● Data for this exercise:
-.-.-
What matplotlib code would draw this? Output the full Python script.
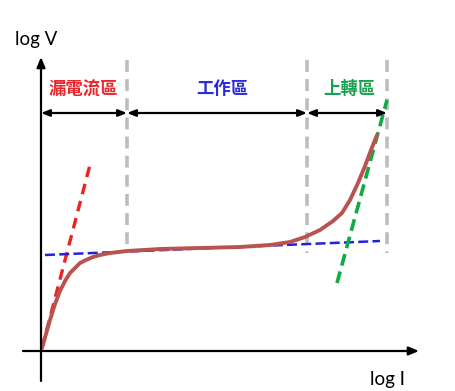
import matplotlib
matplotlib.use("Agg")
import matplotlib.pyplot as plt

# Chart values, in picture pixels (x right, y down)
curve_x = [42, 46, 50, 55, 60, 65, 70, 75, 80, 86, 93, 100, 110, 127, 160, 200, 240, 270,
           290, 305, 320, 333, 342, 350, 358, 365, 371, 377]
curve_y = [348, 334, 320, 304, 291, 281, 273, 268, 263, 260, 257, 255, 253, 251, 249, 248, 247, 245,
           242, 237, 230, 221, 213, 200, 183, 166, 150, 135]

leak_x = [42, 91]
leak_y = [348, 161]
work_x = [45, 380]
work_y = [255, 241]
up_x = [337, 387]
up_y = [283, 100]

bounds = [41, 127, 307, 387]
region_labels = ["漏電流區", "工作區", "上轉區"]
region_colors = ["#E8262B", "#2B2BD9", "#17A24D"]

RED, BLUE, GREEN, BROWN, GRAY = "#EE2222", "#2222DD", "#11AA44", "#B9534F", "#BDBDBD"

fig = plt.figure(figsize=(4.55, 3.91), dpi=100)
ax = fig.add_axes([0, 0, 1, 1])
ax.set_xlim(0, 455)
ax.set_ylim(391, 0)
ax.axis("off")

# gray region separators
for x in bounds[1:]:
    ax.plot([x, x], [60, 253], color=GRAY, lw=2.6, dashes=(3.3, 2.0), solid_capstyle="butt")

# axes with arrows
ax.annotate("", xy=(41, 57), xytext=(41, 381),
            arrowprops=dict(arrowstyle="-|>,head_length=0.6,head_width=0.25", color="black",
                            lw=1.6, shrinkA=0, shrinkB=0))
ax.annotate("", xy=(419, 351), xytext=(23, 351),
            arrowprops=dict(arrowstyle="-|>,head_length=0.6,head_width=0.25", color="black",
                            lw=1.6, shrinkA=0, shrinkB=0))

# tangent lines
ax.plot(leak_x, leak_y, color=RED, lw=2.4, dashes=(3.2, 2.1))
ax.plot(work_x, work_y, color=BLUE, lw=1.8, dashes=(4, 1.7))
ax.plot(up_x, up_y, color=GREEN, lw=2.6, dashes=(3.3, 1.7))

# V-I curve
ax.plot(curve_x, curve_y, color=BROWN, lw=2.8, solid_capstyle="round", solid_joinstyle="round")

# region double arrows and labels
for i in range(3):
    x0, x1 = bounds[i], bounds[i + 1]
    ax.annotate("", xy=(x1, 113), xytext=(x0, 113),
                arrowprops=dict(arrowstyle="<|-|>,head_length=0.5,head_width=0.2", color="black",
                                lw=1.6, shrinkA=0, shrinkB=0))
label_x = [83, 222, 349]
for lx, txt, c in zip(label_x, region_labels, region_colors):
    ax.text(lx, 89, txt, color=c, fontsize=12.5, fontweight="bold", ha="center", va="center",
            family=["Noto Sans CJK TC", "DejaVu Sans"])

ax.text(36, 39, "log V", fontsize=13.5, ha="center", va="center", family="Lato")
ax.text(388, 379, "log I", fontsize=13.5, ha="center", va="center", family="Lato")

fig.savefig("out.png", dpi=100)
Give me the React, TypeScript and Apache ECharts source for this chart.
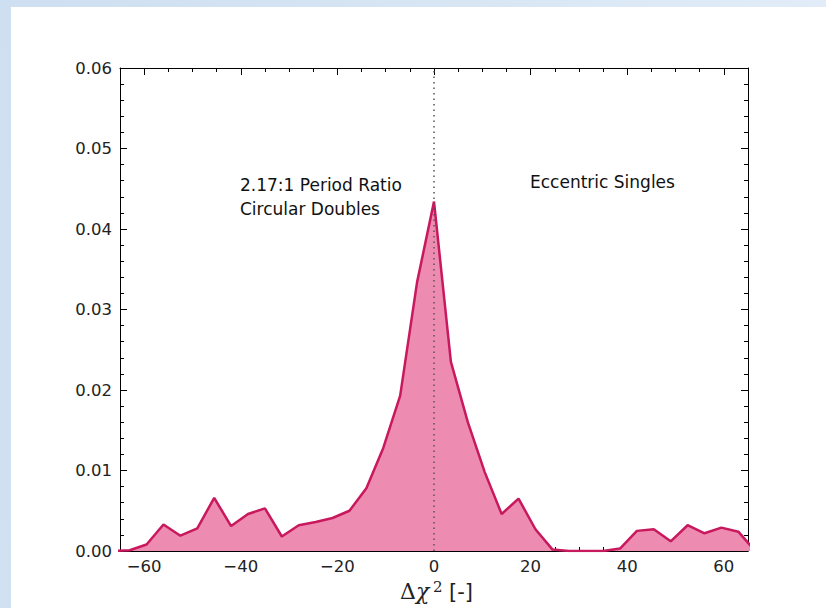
-.-.-
● Task instructions: From the first line above down to the line with "ax.plot(up_x, up_y, color=GREEN, lw=2.6, dashes=(3.3, 1.7))", reproduce every line and no others, omitting pictures.

● Answer to this task:
What matplotlib code would draw this? Output the full Python script.
import matplotlib
matplotlib.use("Agg")
import matplotlib.pyplot as plt

# Chart values, in picture pixels (x right, y down)
curve_x = [42, 46, 50, 55, 60, 65, 70, 75, 80, 86, 93, 100, 110, 127, 160, 200, 240, 270,
           290, 305, 320, 333, 342, 350, 358, 365, 371, 377]
curve_y = [348, 334, 320, 304, 291, 281, 273, 268, 263, 260, 257, 255, 253, 251, 249, 248, 247, 245,
           242, 237, 230, 221, 213, 200, 183, 166, 150, 135]

leak_x = [42, 91]
leak_y = [348, 161]
work_x = [45, 380]
work_y = [255, 241]
up_x = [337, 387]
up_y = [283, 100]

bounds = [41, 127, 307, 387]
region_labels = ["漏電流區", "工作區", "上轉區"]
region_colors = ["#E8262B", "#2B2BD9", "#17A24D"]

RED, BLUE, GREEN, BROWN, GRAY = "#EE2222", "#2222DD", "#11AA44", "#B9534F", "#BDBDBD"

fig = plt.figure(figsize=(4.55, 3.91), dpi=100)
ax = fig.add_axes([0, 0, 1, 1])
ax.set_xlim(0, 455)
ax.set_ylim(391, 0)
ax.axis("off")

# gray region separators
for x in bounds[1:]:
    ax.plot([x, x], [60, 253], color=GRAY, lw=2.6, dashes=(3.3, 2.0), solid_capstyle="butt")

# axes with arrows
ax.annotate("", xy=(41, 57), xytext=(41, 381),
            arrowprops=dict(arrowstyle="-|>,head_length=0.6,head_width=0.25", color="black",
                            lw=1.6, shrinkA=0, shrinkB=0))
ax.annotate("", xy=(419, 351), xytext=(23, 351),
            arrowprops=dict(arrowstyle="-|>,head_length=0.6,head_width=0.25", color="black",
                            lw=1.6, shrinkA=0, shrinkB=0))

# tangent lines
ax.plot(leak_x, leak_y, color=RED, lw=2.4, dashes=(3.2, 2.1))
ax.plot(work_x, work_y, color=BLUE, lw=1.8, dashes=(4, 1.7))
ax.plot(up_x, up_y, color=GREEN, lw=2.6, dashes=(3.3, 1.7))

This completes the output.